Figure 8: Script output

Next, consider an example in which the analyst must devise a repeatable process to unpack a binary and ascertain the locations of unpacked PE-COFF files injected throughout memory. The script in Figure 9 does this by setting a breakpoint relative to the tail call and using vivisect’s envi module to enumerate all the RWX memory locations that are not backed by a named file. It then uses flare-qdb’s park() builtin before calling detach() so that the binary runs in an endless loop, allowing the analyst to attach a debugger and resume manual analysis.

Figure 9: Unpacker script that parks its debuggee after unpacking is complete

Figure 10 shows the script announcing the locations of the self-injected modules before parking the process in an infinite loop and detaching.

Figure 10: Result of unpacker script

Attaching with IDA Pro via WinDbg as in Figure 11 shows that the program counter points to the infinite loop written in memory allocated by flare-qdb. The park() builtin stored the original program counter value in the bytes following the jmp instruction. The analyst can return the program to its original location by referring to those bytes and entering the WinDbg command r eip=1DC129B.

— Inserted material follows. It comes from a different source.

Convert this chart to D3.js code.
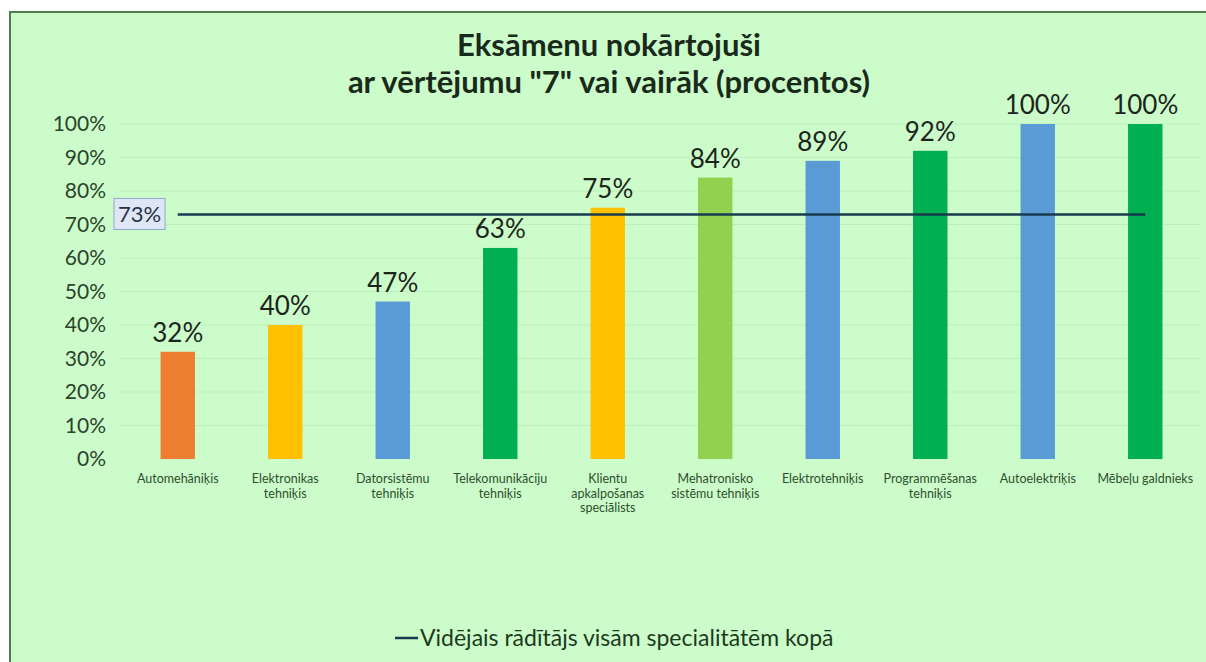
<!DOCTYPE html>
<html>
<head>
<meta charset="utf-8">
<script src="https://cdn.jsdelivr.net/npm/d3@7"></script>
<style>
  body { margin: 0; background: #fff; }
  svg { display: block; }
</style>
</head>
<body>
<div id="chart"></div>
<script>
// data
const categories = [
    ['Automehāniķis'],
    ['Elektronikas', 'tehniķis'],
    ['Datorsistēmu', 'tehniķis'],
    ['Telekomunikāciju', 'tehniķis'],
    ['Klientu', 'apkalpošanas', 'speciālists'],
    ['Mehatronisko', 'sistēmu tehniķis'],
    ['Elektrotehniķis'],
    ['Programmēšanas', 'tehniķis'],
    ['Autoelektriķis'],
    ['Mēbeļu galdnieks']
];
const values = [32, 40, 47, 63, 75, 84, 89, 92, 100, 100];
const barColors = ['#ed7d31', '#ffc000', '#5b9bd5', '#00b050', '#ffc000',
                   '#92d050', '#5b9bd5', '#00b050', '#5b9bd5', '#00b050'];
const average = 73;
const yTicks = [0, 10, 20, 30, 40, 50, 60, 70, 80, 90, 100];
const titleLines = ['Eksāmenu nokārtojuši', 'ar vērtējumu "7" vai vairāk (procentos)'];
const legendLabel = 'Vidējais rādītājs visām specialitātēm kopā';

let drawChart = function () {
    const w = 1206, h = 662;
    const font = 'Lato, "Open Sans", sans-serif';

    const svg = d3.select('#chart').append('svg')
        .attr('width', w)
        .attr('height', h);

    // chart area background + frame (right/bottom edges run off the page)
    svg.append('rect')
        .attr('x', 10).attr('y', 12)
        .attr('width', w + 20).attr('height', h)
        .attr('fill', '#cbfcc9')
        .attr('stroke', '#4f7d4f')
        .attr('stroke-width', 2);

    const x = d3.scaleBand()
        .domain(d3.range(categories.length))
        .range([124, 1199])
        .paddingInner(0.68)
        .paddingOuter(0.34);

    const y = d3.scaleLinear()
        .domain([0, 100])
        .range([459, 124]);

    // gridlines
    svg.append('g')
        .selectAll('line')
        .data(yTicks.slice(1))
        .enter()
        .append('line')
        .attr('x1', 120).attr('x2', 1200)
        .attr('y1', d => y(d)).attr('y2', d => y(d))
        .attr('stroke', '#bdeebb')
        .attr('stroke-width', 1);

    // y axis
    const yAxis = svg.append('g')
        .attr('transform', 'translate(106,0)')
        .call(d3.axisLeft(y).tickValues(yTicks).tickSize(0).tickPadding(0).tickFormat(d => d + '%'));
    yAxis.select('.domain').remove();
    yAxis.selectAll('text')
        .attr('font-family', font)
        .attr('font-size', 21)
        .attr('fill', '#2c432c');

    // bars
    svg.append('g')
        .selectAll('rect')
        .data(values)
        .enter()
        .append('rect')
        .attr('x', (d, i) => x(i))
        .attr('y', d => y(d))
        .attr('width', x.bandwidth())
        .attr('height', d => y(0) - y(d))
        .attr('fill', (d, i) => barColors[i]);

    // value labels
    svg.append('g')
        .selectAll('text')
        .data(values)
        .enter()
        .append('text')
        .attr('x', (d, i) => x(i) + x.bandwidth() / 2)
        .attr('y', d => y(d) - 10)
        .attr('text-anchor', 'middle')
        .attr('font-family', font)
        .attr('font-size', 26)
        .attr('fill', '#1c241c')
        .text(d => d + '%');

    // category labels
    const cat = svg.append('g')
        .selectAll('text')
        .data(categories)
        .enter()
        .append('text')
        .attr('x', (d, i) => x(i) + x.bandwidth() / 2)
        .attr('y', 483)
        .attr('text-anchor', 'middle')
        .attr('font-family', font)
        .attr('font-size', 12.5)
        .attr('fill', '#2f4f2f');
    cat.selectAll('tspan')
        .data(d => d)
        .enter()
        .append('tspan')
        .attr('x', function () { return d3.select(this.parentNode).attr('x'); })
        .attr('dy', (d, i) => i === 0 ? 0 : 14.5)
        .text(d => d);

    // average line
    const first = x(0) + x.bandwidth() / 2;
    const last = x(categories.length - 1) + x.bandwidth() / 2;
    svg.append('line')
        .attr('x1', first).attr('x2', last)
        .attr('y1', y(average)).attr('y2', y(average))
        .attr('stroke', '#173a4e')
        .attr('stroke-width', 2.5);

    // average label box
    svg.append('rect')
        .attr('x', 114).attr('y', y(average) - 16)
        .attr('width', 51).attr('height', 31)
        .attr('fill', '#dfe6f6')
        .attr('stroke', '#8fa6cc')
        .attr('stroke-width', 1);
    svg.append('text')
        .attr('x', 139.5).attr('y', y(average) + 8)
        .attr('text-anchor', 'middle')
        .attr('font-family', font)
        .attr('font-size', 22)
        .attr('fill', '#2a3344')
        .text(average + '%');

    // title
    svg.append('g')
        .selectAll('text')
        .data(titleLines)
        .enter()
        .append('text')
        .attr('x', 609)
        .attr('y', (d, i) => 56 + i * 37)
        .attr('text-anchor', 'middle')
        .attr('font-family', font)
        .attr('font-weight', 'bold')
        .attr('font-size', 31)
        .attr('fill', '#1a2a1a')
        .text(d => d);

    // legend
    svg.append('line')
        .attr('x1', 395).attr('x2', 418)
        .attr('y1', 638).attr('y2', 638)
        .attr('stroke', '#173a4e')
        .attr('stroke-width', 2.5);
    svg.append('text')
        .attr('x', 420).attr('y', 646)
        .attr('font-family', font)
        .attr('font-size', 23)
        .attr('fill', '#1e3a1e')
        .text(legendLabel);

    svg.node();
}

drawChart();
</script>
</body>
</html>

Figure 11: Attaching to the parked process

The parked process makes it convenient to snapshot the malware execution VM and repeatedly connect remotely to exercise and annotate different code areas with IDA Pro as the debugger. Because the same OS process can be reused for multiple debug sessions, the memory map announced by the script remains the same across debugging sessions. This means that the annotations created in IDA Pro remain relevant instead of becoming disconnected from the varying data and code locations that would result from the non-deterministic heap addresses returned by VirtualAlloc if the program were simply executed multiple times.

Conclusion

flare-qdb provides a command-line tool to quickly query dynamic binary state without derailing the thought process of an ongoing debugging session. In addition to querying state, flare-qdb can be used to alter program state and simulate new scenarios. For intricate cases, flare-qdb has a scripting interface permitting almost arbitrary manipulation. This can be useful for string decoding, malware unpacking, and general software analysis. Head over to the flare-qdb github page to get started using it.